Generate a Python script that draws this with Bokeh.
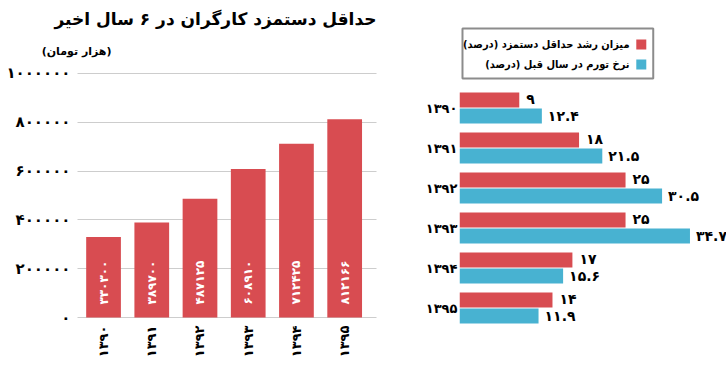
import math
from bokeh.plotting import figure
from bokeh.models import Range1d, FixedTicker, ColumnDataSource
from bokeh.layouts import row, column
from bokeh.transform import dodge
from bokeh.embed import file_html
from bokeh.resources import INLINE
from bokeh.core.properties import value

# ---------------- data ----------------
years = ["1390", "1391", "1392", "1393", "1394", "1395"]
min_wage = [330300, 389700, 487125, 608910, 712425, 812166]
wage_growth = [9, 18, 25, 25, 17, 14]
inflation = [12.4, 21.5, 30.5, 34.7, 15.6, 11.9]
wage_ticks = [0, 200000, 400000, 600000, 800000, 1000000]
title_text = "حداقل دستمزد کارگران در ۶ سال اخیر"
unit_text = "(هزار تومان)"
series_names = ["میزان رشد حداقل دستمزد (درصد)", "نرخ تورم در سال قبل (درصد)"]

RED = "#D84C51"
BLUE = "#48B2D1"
FONT = "DejaVu Sans"

FA = str.maketrans("0123456789", "۰۱۲۳۴۵۶۷۸۹")


def fa(v):
    return str(v).translate(FA)


idx = list(range(len(years)))


def bare(p):
    p.outline_line_color = None
    p.xgrid.grid_line_color = None
    p.ygrid.grid_line_color = None


def style_axis(ax, size, standoff):
    ax.major_label_text_font = FONT
    ax.major_label_text_font_style = "bold"
    ax.major_label_text_font_size = size
    ax.major_label_text_color = "black"
    ax.major_label_standoff = standoff
    ax.axis_line_color = None
    ax.major_tick_line_color = None
    ax.minor_tick_line_color = None
    ax.major_tick_out = 0
    ax.major_tick_in = 0
    ax.minor_tick_out = 0
    ax.minor_tick_in = 0


# ---------------- header (title + unit) ----------------
header = figure(width=400, height=62, output_backend="svg", toolbar_location=None,
                x_range=Range1d(0, 400), y_range=Range1d(62, 0),
                x_axis_location=None, y_axis_location=None, frame_align=False,
                min_border=0)
bare(header)
header.text(x=[215], y=[18], text=[title_text], text_align="center",
            text_baseline="middle", text_color="black", text_font=value(FONT),
            text_font_style="bold", text_font_size="17px")
header.text(x=[111], y=[51], text=[unit_text], text_align="right",
            text_baseline="middle", text_color="black", text_font=value(FONT),
            text_font_style="bold", text_font_size="11px")

# ---------------- left: minimum wage ----------------
left = figure(width=400, height=306, output_backend="svg", toolbar_location=None,
              x_range=Range1d(-0.54, 5.66), y_range=Range1d(-4000, 1004000),
              min_border_left=77, min_border_right=24, min_border_top=10,
              min_border_bottom=50, frame_align=False)
bare(left)

src = ColumnDataSource(dict(x=idx, v=min_wage, lab=[fa(v) for v in min_wage]))
left.vbar(x="x", top="v", width=0.72, source=src, fill_color=RED, line_color=None)
left.text(x="x", y=0, text="lab", source=src, angle=math.pi / 2,
          text_align="left", text_baseline="middle", y_offset=-13,
          text_color="white", text_font=value(FONT), text_font_style="bold",
          text_font_size="12px")

left.yaxis.ticker = FixedTicker(ticks=wage_ticks)
left.yaxis.major_label_overrides = {t: fa(t) for t in wage_ticks}
style_axis(left.yaxis[0], "15px", 7)
left.ygrid.grid_line_color = "#9a9a9a"
left.ygrid.grid_line_dash = "1 1"

left.xaxis.ticker = FixedTicker(ticks=idx)
left.xaxis.major_label_overrides = {i: fa(y) for i, y in zip(idx, years)}
left.xaxis.major_label_orientation = math.pi / 2
style_axis(left.xaxis[0], "13px", 7)

# ---------------- right: growth vs inflation ----------------
right = figure(width=326, height=368, output_backend="svg", toolbar_location=None,
               x_range=Range1d(0, 40.2), y_range=Range1d(6.5125, -2.6875),
               x_axis_location=None, frame_align=False,
               min_border_left=59, min_border_right=0, min_border_top=0,
               min_border_bottom=0)
bare(right)

rsrc = ColumnDataSource(dict(y=idx, g=wage_growth, inf=inflation,
                             gl=[fa(v) for v in wage_growth],
                             il=[fa(v) for v in inflation]))
right.hbar(y=dodge("y", -0.2, range=right.y_range), left=0, right="g", height=0.38,
           source=rsrc, fill_color=RED, line_color=None)
right.hbar(y=dodge("y", 0.2, range=right.y_range), left=0, right="inf", height=0.38,
           source=rsrc, fill_color=BLUE, line_color=None)
right.text(x="g", y=dodge("y", -0.2, range=right.y_range), text="gl", source=rsrc,
           x_offset=7, y_offset=-1, text_align="left", text_baseline="middle",
           text_color="black", text_font=value(FONT), text_font_style="bold",
           text_font_size="14px")
right.text(x="inf", y=dodge("y", 0.2, range=right.y_range), text="il", source=rsrc,
           x_offset=6, text_align="left", text_baseline="middle",
           text_color="black", text_font=value(FONT), text_font_style="bold",
           text_font_size="14px")

right.yaxis.ticker = FixedTicker(ticks=idx)
right.yaxis.major_label_overrides = {i: fa(y) for i, y in zip(idx, years)}
style_axis(right.yaxis[0], "13px", 2)

# manual right-to-left legend
right.quad(left=0.45, right=29.17, top=-1.9875, bottom=-0.7375,
           fill_color="white", line_color="#8c8c8c", line_width=2)
right.scatter(x=[27.37, 27.37], y=[-1.5875, -1.0875], marker="square", size=10,
              fill_color=[RED, BLUE], line_color=None)
right.text(x=[25.6, 25.6], y=[-1.5875, -1.0875], text=series_names,
           text_align="right", text_baseline="middle", text_color="black",
           text_font=value("DejaVu Sans Condensed"), text_font_style="bold",
           text_font_size="11px")

layout = row(column(header, left), right)
open("out.html", "w").write(file_html(layout, INLINE, "chart"))
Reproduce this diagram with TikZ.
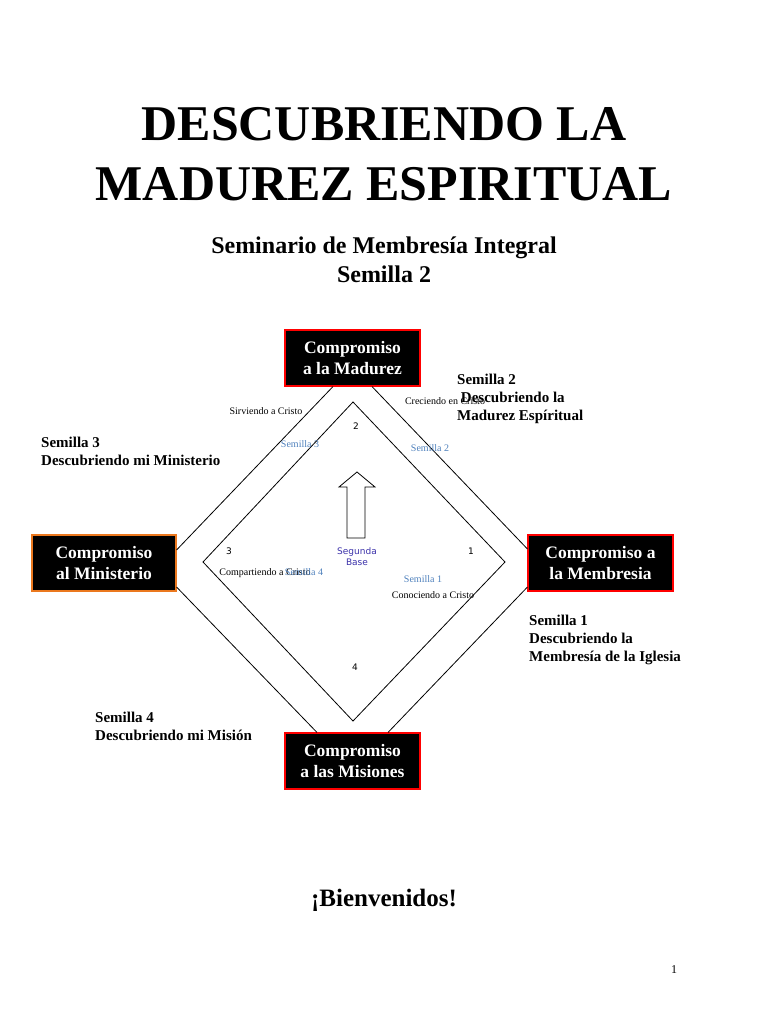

____________

What is asked.
Copy exactly the lines running from the beginning of the listing through the line that has "p.ygrid.grid_line_color = None". Drop the pictures.

Solved exercise.
Generate a Python script that draws this with Bokeh.
import math
from bokeh.plotting import figure
from bokeh.models import Range1d, FixedTicker, ColumnDataSource
from bokeh.layouts import row, column
from bokeh.transform import dodge
from bokeh.embed import file_html
from bokeh.resources import INLINE
from bokeh.core.properties import value

# ---------------- data ----------------
years = ["1390", "1391", "1392", "1393", "1394", "1395"]
min_wage = [330300, 389700, 487125, 608910, 712425, 812166]
wage_growth = [9, 18, 25, 25, 17, 14]
inflation = [12.4, 21.5, 30.5, 34.7, 15.6, 11.9]
wage_ticks = [0, 200000, 400000, 600000, 800000, 1000000]
title_text = "حداقل دستمزد کارگران در ۶ سال اخیر"
unit_text = "(هزار تومان)"
series_names = ["میزان رشد حداقل دستمزد (درصد)", "نرخ تورم در سال قبل (درصد)"]

RED = "#D84C51"
BLUE = "#48B2D1"
FONT = "DejaVu Sans"

FA = str.maketrans("0123456789", "۰۱۲۳۴۵۶۷۸۹")


def fa(v):
    return str(v).translate(FA)


idx = list(range(len(years)))


def bare(p):
    p.outline_line_color = None
    p.xgrid.grid_line_color = None
    p.ygrid.grid_line_color = None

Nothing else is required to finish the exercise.